• **Exercise requirements**
Print the records below exactly as they appear.

• **Records from a collection**

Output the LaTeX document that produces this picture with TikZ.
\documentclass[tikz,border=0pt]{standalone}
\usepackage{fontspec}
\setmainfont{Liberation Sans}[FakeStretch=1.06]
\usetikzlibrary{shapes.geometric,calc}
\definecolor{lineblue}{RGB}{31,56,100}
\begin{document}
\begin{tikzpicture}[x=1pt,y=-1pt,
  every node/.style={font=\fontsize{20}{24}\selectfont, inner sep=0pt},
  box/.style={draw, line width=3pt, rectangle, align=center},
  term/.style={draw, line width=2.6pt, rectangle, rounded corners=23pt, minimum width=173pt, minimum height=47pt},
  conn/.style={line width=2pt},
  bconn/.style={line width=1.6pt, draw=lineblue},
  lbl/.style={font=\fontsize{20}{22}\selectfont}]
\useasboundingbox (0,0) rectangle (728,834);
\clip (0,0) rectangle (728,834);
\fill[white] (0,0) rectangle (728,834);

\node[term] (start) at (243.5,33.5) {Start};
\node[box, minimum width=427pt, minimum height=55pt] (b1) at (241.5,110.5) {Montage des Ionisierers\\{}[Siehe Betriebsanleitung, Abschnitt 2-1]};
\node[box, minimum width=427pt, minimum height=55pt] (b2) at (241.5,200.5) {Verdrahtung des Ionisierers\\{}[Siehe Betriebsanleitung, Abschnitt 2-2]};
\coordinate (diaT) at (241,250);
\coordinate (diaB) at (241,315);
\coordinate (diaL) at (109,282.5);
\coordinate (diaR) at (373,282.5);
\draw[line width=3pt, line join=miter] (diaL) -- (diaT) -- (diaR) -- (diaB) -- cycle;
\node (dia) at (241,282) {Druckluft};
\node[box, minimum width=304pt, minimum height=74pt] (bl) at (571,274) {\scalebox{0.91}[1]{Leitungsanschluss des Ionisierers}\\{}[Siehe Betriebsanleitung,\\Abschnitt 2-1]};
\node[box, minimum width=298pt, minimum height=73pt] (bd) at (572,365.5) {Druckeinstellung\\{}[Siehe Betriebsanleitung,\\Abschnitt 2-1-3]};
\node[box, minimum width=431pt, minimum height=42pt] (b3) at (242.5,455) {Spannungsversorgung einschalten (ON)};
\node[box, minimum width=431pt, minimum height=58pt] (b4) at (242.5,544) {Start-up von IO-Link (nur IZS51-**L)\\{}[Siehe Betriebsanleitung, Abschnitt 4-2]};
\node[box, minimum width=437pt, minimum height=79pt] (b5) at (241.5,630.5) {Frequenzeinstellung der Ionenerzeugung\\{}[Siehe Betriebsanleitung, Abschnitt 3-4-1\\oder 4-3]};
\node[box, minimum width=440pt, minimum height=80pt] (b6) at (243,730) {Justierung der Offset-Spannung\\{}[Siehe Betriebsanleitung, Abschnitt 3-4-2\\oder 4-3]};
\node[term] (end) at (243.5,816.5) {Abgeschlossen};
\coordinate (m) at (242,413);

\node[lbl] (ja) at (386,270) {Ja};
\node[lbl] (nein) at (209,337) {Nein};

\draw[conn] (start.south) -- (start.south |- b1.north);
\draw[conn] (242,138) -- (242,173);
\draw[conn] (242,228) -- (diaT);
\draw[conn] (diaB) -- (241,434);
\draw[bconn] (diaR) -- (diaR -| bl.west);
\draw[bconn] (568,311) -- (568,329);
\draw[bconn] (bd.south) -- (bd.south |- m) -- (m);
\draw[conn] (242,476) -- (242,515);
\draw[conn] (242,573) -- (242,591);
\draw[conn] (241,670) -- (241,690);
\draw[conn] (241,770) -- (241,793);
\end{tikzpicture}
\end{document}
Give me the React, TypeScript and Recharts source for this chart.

• **Response to the exercise**
Output the LaTeX document that produces this picture with TikZ.
\documentclass[tikz,border=0pt]{standalone}
\usepackage{fontspec}
\setmainfont{Liberation Sans}[FakeStretch=1.06]
\usetikzlibrary{shapes.geometric,calc}
\definecolor{lineblue}{RGB}{31,56,100}
\begin{document}
\begin{tikzpicture}[x=1pt,y=-1pt,
  every node/.style={font=\fontsize{20}{24}\selectfont, inner sep=0pt},
  box/.style={draw, line width=3pt, rectangle, align=center},
  term/.style={draw, line width=2.6pt, rectangle, rounded corners=23pt, minimum width=173pt, minimum height=47pt},
  conn/.style={line width=2pt},
  bconn/.style={line width=1.6pt, draw=lineblue},
  lbl/.style={font=\fontsize{20}{22}\selectfont}]
\useasboundingbox (0,0) rectangle (728,834);
\clip (0,0) rectangle (728,834);
\fill[white] (0,0) rectangle (728,834);

\node[term] (start) at (243.5,33.5) {Start};
\node[box, minimum width=427pt, minimum height=55pt] (b1) at (241.5,110.5) {Montage des Ionisierers\\{}[Siehe Betriebsanleitung, Abschnitt 2-1]};
\node[box, minimum width=427pt, minimum height=55pt] (b2) at (241.5,200.5) {Verdrahtung des Ionisierers\\{}[Siehe Betriebsanleitung, Abschnitt 2-2]};
\coordinate (diaT) at (241,250);
\coordinate (diaB) at (241,315);
\coordinate (diaL) at (109,282.5);
\coordinate (diaR) at (373,282.5);
\draw[line width=3pt, line join=miter] (diaL) -- (diaT) -- (diaR) -- (diaB) -- cycle;
\node (dia) at (241,282) {Druckluft};
\node[box, minimum width=304pt, minimum height=74pt] (bl) at (571,274) {\scalebox{0.91}[1]{Leitungsanschluss des Ionisierers}\\{}[Siehe Betriebsanleitung,\\Abschnitt 2-1]};
\node[box, minimum width=298pt, minimum height=73pt] (bd) at (572,365.5) {Druckeinstellung\\{}[Siehe Betriebsanleitung,\\Abschnitt 2-1-3]};
\node[box, minimum width=431pt, minimum height=42pt] (b3) at (242.5,455) {Spannungsversorgung einschalten (ON)};
\node[box, minimum width=431pt, minimum height=58pt] (b4) at (242.5,544) {Start-up von IO-Link (nur IZS51-**L)\\{}[Siehe Betriebsanleitung, Abschnitt 4-2]};
\node[box, minimum width=437pt, minimum height=79pt] (b5) at (241.5,630.5) {Frequenzeinstellung der Ionenerzeugung\\{}[Siehe Betriebsanleitung, Abschnitt 3-4-1\\oder 4-3]};
\node[box, minimum width=440pt, minimum height=80pt] (b6) at (243,730) {Justierung der Offset-Spannung\\{}[Siehe Betriebsanleitung, Abschnitt 3-4-2\\oder 4-3]};
\node[term] (end) at (243.5,816.5) {Abgeschlossen};
\coordinate (m) at (242,413);

\node[lbl] (ja) at (386,270) {Ja};
\node[lbl] (nein) at (209,337) {Nein};

\draw[conn] (start.south) -- (start.south |- b1.north);
\draw[conn] (242,138) -- (242,173);
\draw[conn] (242,228) -- (diaT);
\draw[conn] (diaB) -- (241,434);
\draw[bconn] (diaR) -- (diaR -| bl.west);
\draw[bconn] (568,311) -- (568,329);
\draw[bconn] (bd.south) -- (bd.south |- m) -- (m);
\draw[conn] (242,476) -- (242,515);
\draw[conn] (242,573) -- (242,591);
\draw[conn] (241,670) -- (241,690);
\draw[conn] (241,770) -- (241,793);
\end{tikzpicture}
\end{document}
Give me the React, TypeScript and Recharts source for this chart.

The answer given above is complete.